If many people either want to put more money in or take their money out of the pool quickly, the pool is forced to buy or sell stock in large quantities, or to call in debt obligations from others.  Buying or selling in very large quantities is ultimately detrimental to customers because it causes the price of the underlying stock or mutual fund to rise or fall very quickly, meaning the you’re either overpaying when you buy in or not getting the full value when you cash out.

If a large financial institution is unable to meet its debt obligations and has to declare bankruptcy, the first thing that is going to happen is that most, if not all, of its customers are going to want to get their money back.  This will trigger a run on the money causing a massive drop in share prices for the underlying securities.  If this price drop is big enough, the rest of the market could react at the same time, causing the whole market to drop.  This is bad news for everyone who has money in the market, not just those who have money in the pool.

This is why it has been necessary for the government to step in to reassure customers of many troubled financial institutions that their money is secure.  By keeping the institutions solvent, the government is preventing a massive run on money that could have far reaching effects on the whole economy.  This is why some of the largest institutions are being called “too big to fail.”
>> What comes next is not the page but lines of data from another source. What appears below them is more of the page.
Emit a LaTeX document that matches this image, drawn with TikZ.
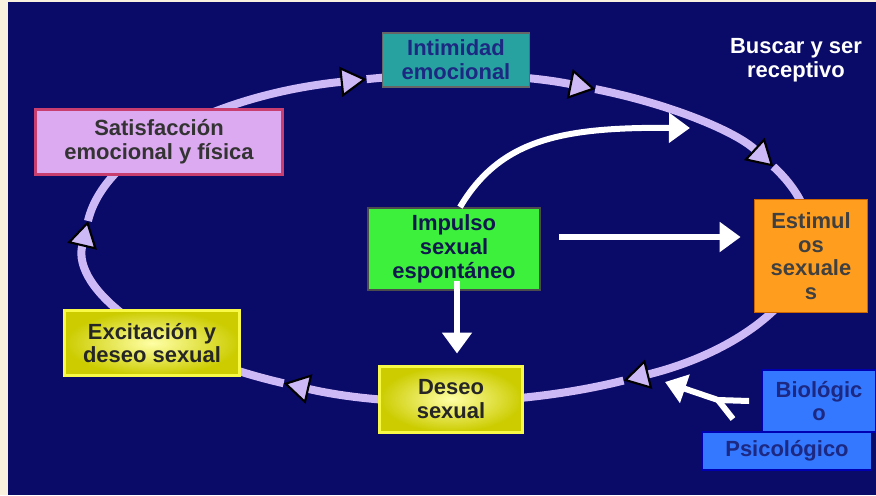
\documentclass[tikz,border=0pt]{standalone}
\usepackage{fontspec}
\setmainfont{Liberation Sans}
\usetikzlibrary{arrows.meta}

\definecolor{fondo}{RGB}{10,10,105}
\definecolor{crema}{RGB}{250,240,222}
\definecolor{lila}{RGB}{205,185,245}
\definecolor{turquesa}{RGB}{40,162,160}
\definecolor{violeta}{RGB}{220,170,240}
\definecolor{rosa}{RGB}{200,62,110}
\definecolor{verde}{RGB}{60,240,60}
\definecolor{naranja}{RGB}{255,158,30}
\definecolor{amarillo}{RGB}{248,248,70}
\definecolor{azul}{RGB}{52,120,255}
\definecolor{tinta}{RGB}{28,40,130}

\tikzset{
    caja/.style={draw, line width=1pt, inner sep=0pt, align=center,
        font=\bfseries\fontsize{12.5}{13.5}\selectfont},
    amarilla/.style={caja, draw=amarillo, line width=0.06cm,
        inner color=yellow!35, outer color=yellow!60!olive, text=black!85},
    anillo/.style={lila, line width=0.16cm},
    punta/.style={-{Triangle[length=0.52cm, width=0.6cm, fill=lila, color=black, line width=1.2pt]}},
    flecha/.style={white, line width=0.12cm, -{Triangle[length=0.42cm, width=0.58cm]}}
}

\begin{document}
\begin{tikzpicture}[x=0.02cm, y=-0.02cm]
    \useasboundingbox (0,0) rectangle (876,495);
    \fill[crema] (0,0) rectangle (876,495);
    \fill[fondo] (8,2) rectangle (876,495);
    \coordinate (centro) at (448,238);
    \foreach \a/\b in {0/61, 61/117, 117/186, 186/257, 257/294, 294/334}
        \draw[anillo, punta] (centro) ++(\a:362 and 163)
            arc[start angle=\a, end angle=\b, x radius=362, y radius=163];
    \draw[anillo] (centro) ++(334:362 and 163)
        arc[start angle=334, end angle=360, x radius=362, y radius=163];

    \path node[caja, fill=turquesa, draw=black!60, text=tinta,
            minimum width=2.94cm, minimum height=1.08cm] (intimidad) at (456,60) {Intimidad\\emocional}
        node[caja, fill=violeta, draw=rosa, line width=0.06cm, text=black!80,
            minimum width=4.96cm, minimum height=1.3cm] (satisfaccion) at (159,142) {Satisfacción\\emocional y física}
        node[caja, fill=verde, draw=black!70, text=tinta!60!black,
            minimum width=3.44cm, minimum height=1.64cm] (impulso) at (454,249) {Impulso\\sexual\\espontáneo}
        node[caja, fill=naranja, draw=orange!80!black, text=black!75,
            minimum width=2.26cm, minimum height=2.26cm] (estimulos) at (811,256) {Estimul\\os\\sexuale\\s}
        node[amarilla, minimum width=3.5cm, minimum height=1.3cm] (excitacion) at (152,343) {Excitación y\\deseo sexual}
        node[amarilla, minimum width=2.86cm, minimum height=1.32cm] (deseo) at (451,399) {Deseo\\sexual}
        node[caja, fill=azul, draw=blue!70!black, text=tinta,
            minimum width=2.28cm, minimum height=1.24cm] (biologico) at (819,401) {Biológic\\o}
        node[caja, fill=azul, draw=blue!70!black, text=tinta,
            minimum width=3.38cm, minimum height=0.76cm] (psicologico) at (787,451) {Psicológico}
        node[align=center, text=white, font=\bfseries\fontsize{12.5}{13.5}\selectfont] (buscar) at (796,60) {Buscar y ser\\receptivo};

    \coordinate (haciabuscar) at (690,128);
    \coordinate (union) at (718,400);
    \coordinate (rama) at (733,419);
    \coordinate (haciaanillo) at (665,382);

    \draw[flecha] ([xshift=0.12cm]impulso.north) .. controls (500,140) and (560,127) .. (haciabuscar);
    \draw[flecha, shorten <=0.36cm, shorten >=0.26cm] ([yshift=0.24cm]impulso.east) -- ([yshift=0.24cm]impulso.east -| estimulos.west);
    \draw[flecha] ([xshift=0.06cm, yshift=0.2cm]impulso.south) -- ([xshift=0.06cm, yshift=0.22cm]impulso.south |- deseo.north);
    \draw[white, line width=0.12cm] ([xshift=-0.24cm]biologico.west) -- (union);
    \draw[white, line width=0.12cm] (rama) -- (union);
    \draw[flecha] (union) -- (haciaanillo);
\end{tikzpicture}
\end{document}
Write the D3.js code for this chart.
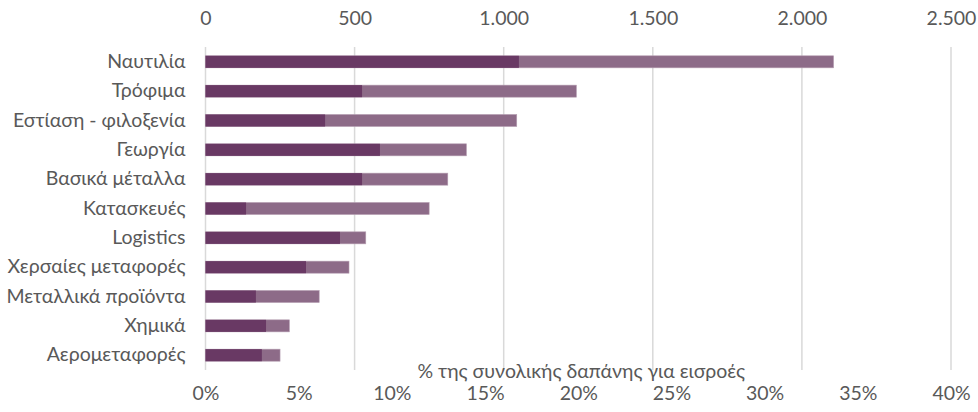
<!DOCTYPE html>
<html>
<head>
<meta charset="utf-8">
<script src="https://cdn.jsdelivr.net/npm/d3@7"></script>
<style>
  body { margin: 0; background: #fff; }
  svg text { font-family: Lato, "Open Sans", sans-serif; fill: #595959; }
</style>
</head>
<body>
<svg id="chart" width="978" height="412"></svg>
<script>
// categories, top to bottom
var categories = ['Ναυτιλία', 'Τρόφιμα', 'Εστίαση - φιλοξενία', 'Γεωργία', 'Βασικά μέταλλα',
  'Κατασκευές', 'Logistics', 'Χερσαίες μεταφορές', 'Μεταλλικά προϊόντα', 'Χημικά', 'Αερομεταφορές'];
// dark bars, read on the top axis
var darkValues = [1051, 525, 401, 585, 525, 136, 451, 337, 169, 203, 189];
// light bars, read on the bottom axis (%)
var lightValues = [33.7, 19.9, 16.7, 14.0, 13.0, 12.0, 8.6, 7.7, 6.1, 4.5, 4.0];
var topTicks = [0, 500, 1000, 1500, 2000, 2500];
var bottomTicks = [0, 5, 10, 15, 20, 25, 30, 35, 40];
var axisTitle = '% της συνολικής δαπάνης για εισροές';

var svg = d3.select('#chart');
var plotLeft = 205.5, plotRight = 951, plotTop = 47, plotBottom = 370;
var fontSize = 19.5;

var xTop = d3.scaleLinear().domain([0, 2500]).range([plotLeft, plotRight]);
var xBottom = d3.scaleLinear().domain([0, 40]).range([plotLeft, plotRight]);
var y = d3.scaleBand().domain(categories).range([plotTop, plotBottom]).paddingInner(0.59).paddingOuter(0.3);

var fmt = function(d) { return d3.format(',')(d).replace(/,/g, '.'); };

// gridlines
svg.append('g').selectAll('line')
  .data(topTicks)
  .enter().append('line')
  .attr('x1', function(d) { return xTop(d); })
  .attr('x2', function(d) { return xTop(d); })
  .attr('y1', plotTop).attr('y2', plotBottom)
  .attr('stroke', '#d9d9d9')
  .attr('stroke-width', 1.5);

// light bars (bottom axis)
svg.append('g').selectAll('rect')
  .data(lightValues)
  .enter().append('rect')
  .attr('x', xBottom(0))
  .attr('y', function(d, i) { return y(categories[i]); })
  .attr('width', function(d) { return xBottom(d) - xBottom(0); })
  .attr('height', y.bandwidth())
  .attr('fill', '#8d6b88')
  .attr('stroke', '#b59db1')
  .attr('stroke-width', 0.6);

// dark bars (top axis)
svg.append('g').selectAll('rect')
  .data(darkValues)
  .enter().append('rect')
  .attr('x', xTop(0))
  .attr('y', function(d, i) { return y(categories[i]); })
  .attr('width', function(d) { return xTop(d) - xTop(0); })
  .attr('height', y.bandwidth())
  .attr('fill', '#693964');

// top axis
var topAxis = svg.append('g')
  .attr('transform', 'translate(0,18)')
  .call(d3.axisTop(xTop).tickValues(topTicks).tickFormat(fmt).tickSize(0).tickPadding(0));
topAxis.select('.domain').remove();
topAxis.selectAll('text').attr('font-size', fontSize).attr('dy', '0.35em').attr('fill', '#595959');

// bottom axis
var bottomAxis = svg.append('g')
  .attr('transform', 'translate(0,393)')
  .call(d3.axisBottom(xBottom).tickValues(bottomTicks).tickFormat(function(d) { return d + '%'; }).tickSize(0));
bottomAxis.select('.domain').remove();
bottomAxis.selectAll('text').attr('font-size', fontSize).attr('dy', '0.35em').attr('y', 0).attr('fill', '#595959');

// category labels
var yAxis = svg.append('g')
  .attr('transform', 'translate(' + (plotLeft - 20) + ',0)')
  .call(d3.axisLeft(y).tickSize(0).tickPadding(0));
yAxis.select('.domain').remove();
yAxis.selectAll('text').attr('font-size', fontSize).attr('fill', '#595959');

// bottom axis title
svg.append('text')
  .attr('x', (plotLeft + plotRight) / 2 + 3)
  .attr('y', 371)
  .attr('dy', '0.35em')
  .attr('text-anchor', 'middle')
  .attr('font-size', fontSize)
  .text(axisTitle);
</script>
</body>
</html>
While I certainly worry about what the long term implications will be with respect to taxes to pay for these bailouts, I don’t see any way around propping up these companies by partially or fully nationalizing them until things calm down for a while.  What I would like to see implemented immediately, however, is a plan to put regulations in place to:

  1. make sure that companies that are “too big to fail” are accountable for their business practices to be sure that they don’t fail
  2. make sure that companies going forward can never become “too big to fail”
  3. or some combination of these two.

What are your thoughts?  Are you angry about the bailouts?  Do you see them as necessary or a waste of taxpayer resources?  Do you think we need more or less regulation to prevent these circumstances in the future?